Data:
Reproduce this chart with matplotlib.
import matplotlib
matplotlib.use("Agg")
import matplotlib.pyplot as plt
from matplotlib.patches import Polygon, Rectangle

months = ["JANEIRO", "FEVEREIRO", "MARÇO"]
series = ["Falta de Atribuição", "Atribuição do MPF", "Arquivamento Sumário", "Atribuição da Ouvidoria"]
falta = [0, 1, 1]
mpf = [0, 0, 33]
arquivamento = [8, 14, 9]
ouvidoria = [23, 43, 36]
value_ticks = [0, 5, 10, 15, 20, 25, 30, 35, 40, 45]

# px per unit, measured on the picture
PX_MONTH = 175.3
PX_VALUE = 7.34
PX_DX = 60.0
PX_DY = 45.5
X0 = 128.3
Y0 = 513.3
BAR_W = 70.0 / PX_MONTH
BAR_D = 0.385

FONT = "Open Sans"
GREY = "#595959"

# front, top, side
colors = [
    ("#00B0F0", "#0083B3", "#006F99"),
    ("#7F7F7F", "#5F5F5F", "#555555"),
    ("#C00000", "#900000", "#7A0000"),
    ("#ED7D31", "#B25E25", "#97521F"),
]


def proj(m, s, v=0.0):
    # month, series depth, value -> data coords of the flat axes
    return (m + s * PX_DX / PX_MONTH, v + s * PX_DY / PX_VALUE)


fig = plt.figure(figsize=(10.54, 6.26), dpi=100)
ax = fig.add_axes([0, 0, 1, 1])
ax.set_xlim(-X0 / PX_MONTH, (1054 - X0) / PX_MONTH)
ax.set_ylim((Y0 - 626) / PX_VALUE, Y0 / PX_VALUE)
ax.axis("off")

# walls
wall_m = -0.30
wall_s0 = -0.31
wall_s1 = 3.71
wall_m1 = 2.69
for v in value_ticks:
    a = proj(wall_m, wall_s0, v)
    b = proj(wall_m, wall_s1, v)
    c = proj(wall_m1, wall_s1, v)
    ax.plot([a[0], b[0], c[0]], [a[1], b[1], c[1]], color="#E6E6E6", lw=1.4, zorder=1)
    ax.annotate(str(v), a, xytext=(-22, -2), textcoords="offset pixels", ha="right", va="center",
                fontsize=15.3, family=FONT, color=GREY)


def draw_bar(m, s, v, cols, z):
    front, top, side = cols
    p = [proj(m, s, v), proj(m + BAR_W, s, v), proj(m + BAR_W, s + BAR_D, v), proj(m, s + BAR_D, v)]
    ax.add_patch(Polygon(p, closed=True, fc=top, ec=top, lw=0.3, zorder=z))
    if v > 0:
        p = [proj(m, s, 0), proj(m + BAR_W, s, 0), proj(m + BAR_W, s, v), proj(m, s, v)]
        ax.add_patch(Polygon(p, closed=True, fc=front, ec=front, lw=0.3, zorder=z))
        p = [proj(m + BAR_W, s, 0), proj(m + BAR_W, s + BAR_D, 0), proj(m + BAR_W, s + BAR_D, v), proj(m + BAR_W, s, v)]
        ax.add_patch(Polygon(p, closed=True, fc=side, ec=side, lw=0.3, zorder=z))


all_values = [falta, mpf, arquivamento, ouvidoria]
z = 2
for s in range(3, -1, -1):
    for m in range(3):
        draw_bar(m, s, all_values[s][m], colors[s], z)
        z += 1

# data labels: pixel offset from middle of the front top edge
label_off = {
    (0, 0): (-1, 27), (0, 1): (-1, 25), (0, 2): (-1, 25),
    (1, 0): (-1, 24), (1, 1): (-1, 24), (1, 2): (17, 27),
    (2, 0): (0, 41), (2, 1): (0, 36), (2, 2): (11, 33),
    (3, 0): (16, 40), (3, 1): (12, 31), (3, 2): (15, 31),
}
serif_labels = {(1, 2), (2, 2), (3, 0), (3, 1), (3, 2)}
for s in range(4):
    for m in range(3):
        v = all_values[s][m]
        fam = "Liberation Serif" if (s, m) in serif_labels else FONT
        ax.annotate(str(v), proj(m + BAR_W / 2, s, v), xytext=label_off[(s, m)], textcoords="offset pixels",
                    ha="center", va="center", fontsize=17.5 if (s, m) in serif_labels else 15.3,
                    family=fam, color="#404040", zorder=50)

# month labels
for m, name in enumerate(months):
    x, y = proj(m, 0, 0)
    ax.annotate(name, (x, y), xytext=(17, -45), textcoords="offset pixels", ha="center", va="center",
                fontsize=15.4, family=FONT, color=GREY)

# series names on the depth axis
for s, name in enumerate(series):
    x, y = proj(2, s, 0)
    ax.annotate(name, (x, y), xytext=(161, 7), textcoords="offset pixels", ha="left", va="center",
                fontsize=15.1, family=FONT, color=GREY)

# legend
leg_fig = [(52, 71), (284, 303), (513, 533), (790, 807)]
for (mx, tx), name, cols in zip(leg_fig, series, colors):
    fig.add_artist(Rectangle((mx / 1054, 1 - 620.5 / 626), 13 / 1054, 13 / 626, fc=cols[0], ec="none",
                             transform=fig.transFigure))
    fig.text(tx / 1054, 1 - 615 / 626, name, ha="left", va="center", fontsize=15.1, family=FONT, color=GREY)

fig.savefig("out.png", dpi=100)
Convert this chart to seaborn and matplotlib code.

--

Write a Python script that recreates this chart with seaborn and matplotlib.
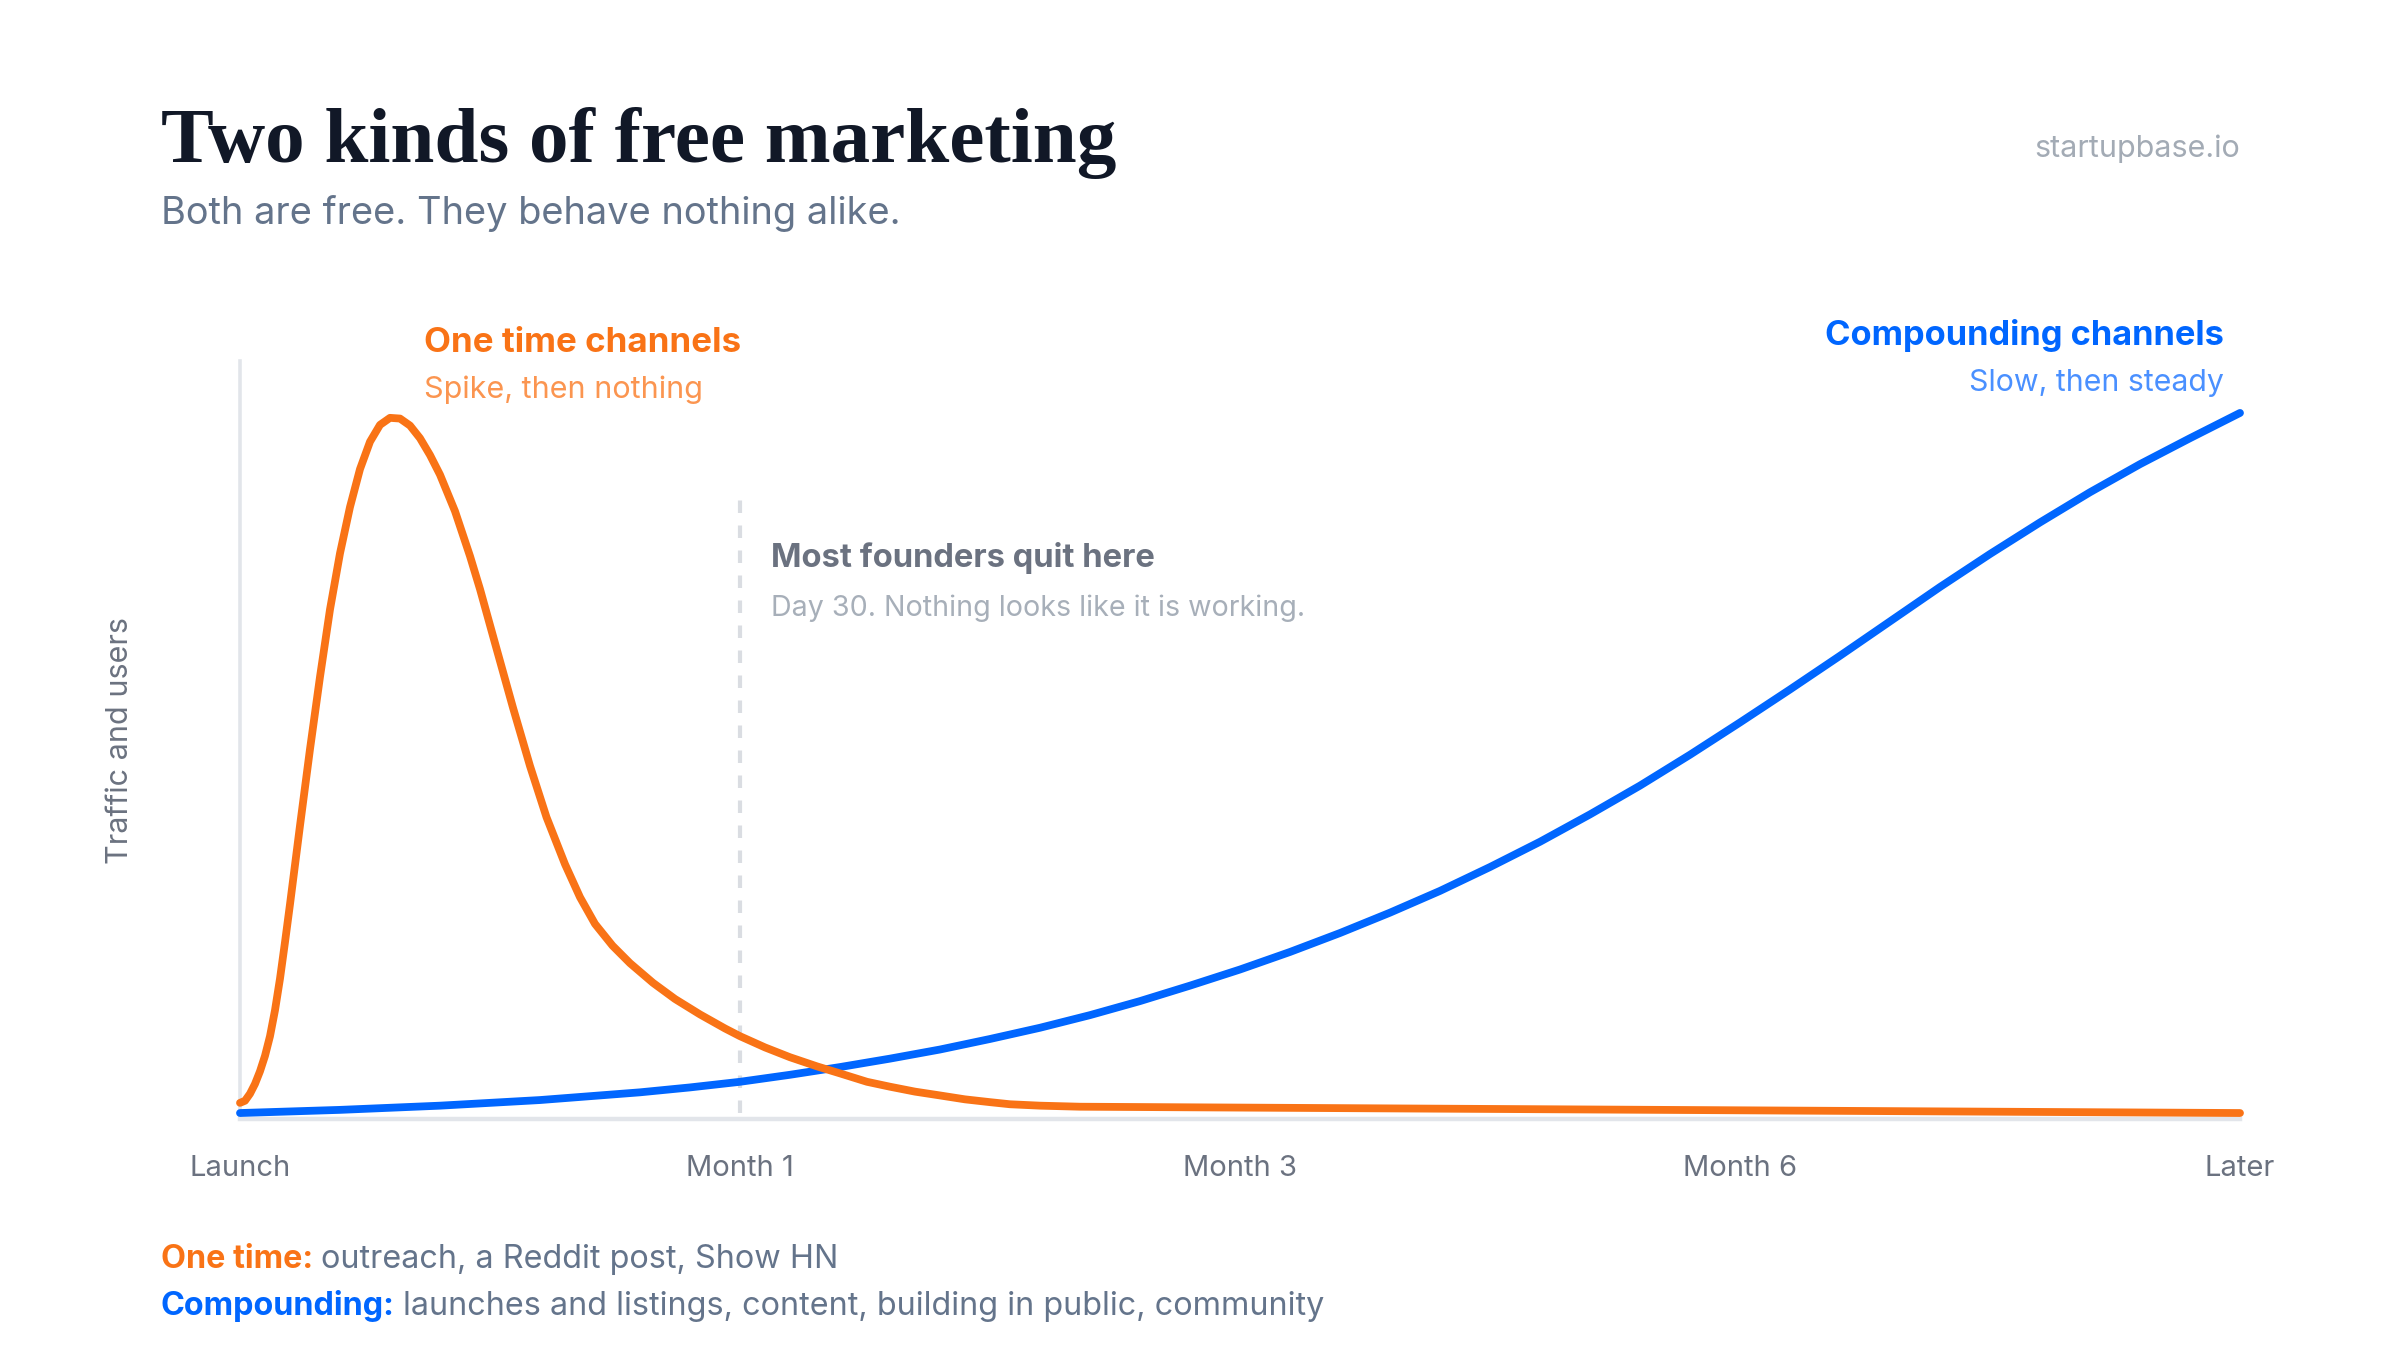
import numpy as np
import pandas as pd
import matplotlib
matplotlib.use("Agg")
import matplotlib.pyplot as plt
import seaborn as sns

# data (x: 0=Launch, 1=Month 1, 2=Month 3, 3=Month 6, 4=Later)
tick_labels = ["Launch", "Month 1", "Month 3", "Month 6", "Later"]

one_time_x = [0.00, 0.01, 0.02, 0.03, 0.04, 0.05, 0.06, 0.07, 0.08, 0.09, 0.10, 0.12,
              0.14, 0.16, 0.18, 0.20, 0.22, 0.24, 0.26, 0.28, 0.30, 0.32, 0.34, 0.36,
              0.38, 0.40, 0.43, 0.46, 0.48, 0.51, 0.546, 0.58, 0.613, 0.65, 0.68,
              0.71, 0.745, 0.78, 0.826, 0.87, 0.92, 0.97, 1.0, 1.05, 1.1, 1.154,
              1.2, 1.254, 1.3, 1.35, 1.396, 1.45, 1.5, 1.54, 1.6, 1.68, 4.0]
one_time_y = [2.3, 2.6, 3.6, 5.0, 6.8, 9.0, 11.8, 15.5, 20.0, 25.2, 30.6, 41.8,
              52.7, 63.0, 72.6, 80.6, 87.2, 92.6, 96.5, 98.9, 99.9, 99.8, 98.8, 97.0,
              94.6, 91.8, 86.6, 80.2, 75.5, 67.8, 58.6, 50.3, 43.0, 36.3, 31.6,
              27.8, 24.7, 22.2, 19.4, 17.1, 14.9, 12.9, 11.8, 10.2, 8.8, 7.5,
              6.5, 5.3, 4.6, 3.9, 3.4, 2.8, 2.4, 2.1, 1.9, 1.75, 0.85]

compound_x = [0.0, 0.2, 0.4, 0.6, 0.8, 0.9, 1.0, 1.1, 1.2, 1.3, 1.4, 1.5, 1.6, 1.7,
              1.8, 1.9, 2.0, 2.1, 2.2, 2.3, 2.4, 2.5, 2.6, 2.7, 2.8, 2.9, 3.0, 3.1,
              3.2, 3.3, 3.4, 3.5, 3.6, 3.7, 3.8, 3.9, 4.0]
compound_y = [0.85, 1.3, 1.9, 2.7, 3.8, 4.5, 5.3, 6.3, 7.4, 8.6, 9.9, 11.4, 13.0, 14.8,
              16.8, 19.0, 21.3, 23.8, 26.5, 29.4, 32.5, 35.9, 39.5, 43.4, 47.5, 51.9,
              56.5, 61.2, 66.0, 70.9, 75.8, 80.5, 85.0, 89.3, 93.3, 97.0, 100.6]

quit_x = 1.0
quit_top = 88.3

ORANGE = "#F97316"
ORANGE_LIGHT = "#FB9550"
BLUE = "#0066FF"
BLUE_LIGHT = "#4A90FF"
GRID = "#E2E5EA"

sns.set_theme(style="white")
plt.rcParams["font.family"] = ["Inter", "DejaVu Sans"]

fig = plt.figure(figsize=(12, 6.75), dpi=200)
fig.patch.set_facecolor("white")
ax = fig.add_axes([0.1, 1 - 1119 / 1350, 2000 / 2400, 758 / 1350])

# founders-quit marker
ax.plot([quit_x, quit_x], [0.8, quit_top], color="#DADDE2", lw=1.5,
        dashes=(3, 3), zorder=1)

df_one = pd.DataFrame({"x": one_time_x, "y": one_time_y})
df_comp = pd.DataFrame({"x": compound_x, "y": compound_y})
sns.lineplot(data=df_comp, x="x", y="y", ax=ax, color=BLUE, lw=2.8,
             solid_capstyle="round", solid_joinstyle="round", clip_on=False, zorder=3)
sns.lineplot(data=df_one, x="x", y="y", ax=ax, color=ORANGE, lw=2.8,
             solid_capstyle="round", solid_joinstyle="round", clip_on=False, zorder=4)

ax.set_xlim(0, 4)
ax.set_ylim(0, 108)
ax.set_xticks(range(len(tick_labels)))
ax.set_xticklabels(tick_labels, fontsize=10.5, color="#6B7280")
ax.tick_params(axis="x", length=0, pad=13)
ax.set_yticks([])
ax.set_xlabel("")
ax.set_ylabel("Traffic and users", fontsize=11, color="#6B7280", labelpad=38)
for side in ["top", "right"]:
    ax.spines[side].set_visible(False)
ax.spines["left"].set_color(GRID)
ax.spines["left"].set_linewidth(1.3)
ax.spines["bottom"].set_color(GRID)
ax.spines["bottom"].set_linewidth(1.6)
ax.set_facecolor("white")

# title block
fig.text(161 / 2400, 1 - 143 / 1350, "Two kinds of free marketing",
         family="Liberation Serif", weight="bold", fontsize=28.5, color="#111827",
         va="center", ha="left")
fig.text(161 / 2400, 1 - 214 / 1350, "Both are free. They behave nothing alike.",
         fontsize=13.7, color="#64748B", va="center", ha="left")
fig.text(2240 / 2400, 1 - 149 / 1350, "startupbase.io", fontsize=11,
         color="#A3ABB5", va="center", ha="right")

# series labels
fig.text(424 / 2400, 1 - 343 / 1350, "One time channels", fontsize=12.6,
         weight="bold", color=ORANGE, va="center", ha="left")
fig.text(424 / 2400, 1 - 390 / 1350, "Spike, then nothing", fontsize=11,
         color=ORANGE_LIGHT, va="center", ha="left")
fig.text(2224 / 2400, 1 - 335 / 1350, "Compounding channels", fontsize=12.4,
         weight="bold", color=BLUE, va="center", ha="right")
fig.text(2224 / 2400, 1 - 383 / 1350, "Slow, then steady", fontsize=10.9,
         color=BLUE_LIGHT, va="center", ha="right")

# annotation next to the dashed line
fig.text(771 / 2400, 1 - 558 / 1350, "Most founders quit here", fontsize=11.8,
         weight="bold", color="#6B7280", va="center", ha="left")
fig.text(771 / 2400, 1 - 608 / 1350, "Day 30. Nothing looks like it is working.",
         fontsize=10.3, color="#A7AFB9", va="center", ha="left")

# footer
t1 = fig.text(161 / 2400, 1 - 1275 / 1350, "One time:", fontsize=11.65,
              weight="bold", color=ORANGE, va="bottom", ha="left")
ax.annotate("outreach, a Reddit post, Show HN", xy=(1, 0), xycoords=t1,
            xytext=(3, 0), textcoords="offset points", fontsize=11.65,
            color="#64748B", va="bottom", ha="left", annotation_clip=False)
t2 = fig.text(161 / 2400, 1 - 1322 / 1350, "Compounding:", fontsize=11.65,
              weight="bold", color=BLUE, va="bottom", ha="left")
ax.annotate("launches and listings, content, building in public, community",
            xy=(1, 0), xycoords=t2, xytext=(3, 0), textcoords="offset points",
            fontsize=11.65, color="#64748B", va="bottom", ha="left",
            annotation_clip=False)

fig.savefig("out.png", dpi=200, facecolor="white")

---

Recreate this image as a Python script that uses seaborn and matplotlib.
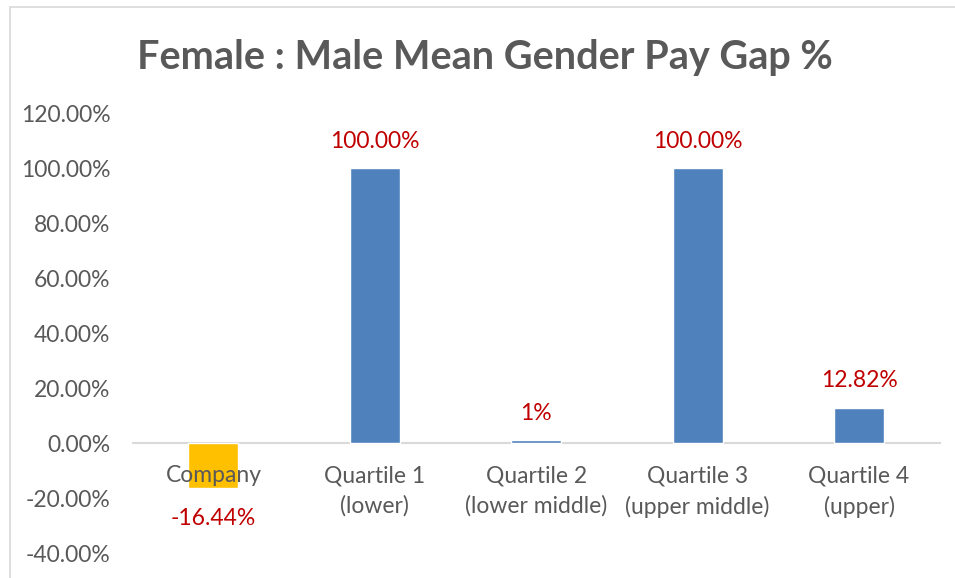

The task:
Collect each line above holding the string "chart".

Task answer:
Reproduce this chart with matplotlib.
Convert this chart to seaborn and matplotlib code.
Write a Python script that recreates this chart with seaborn and matplotlib.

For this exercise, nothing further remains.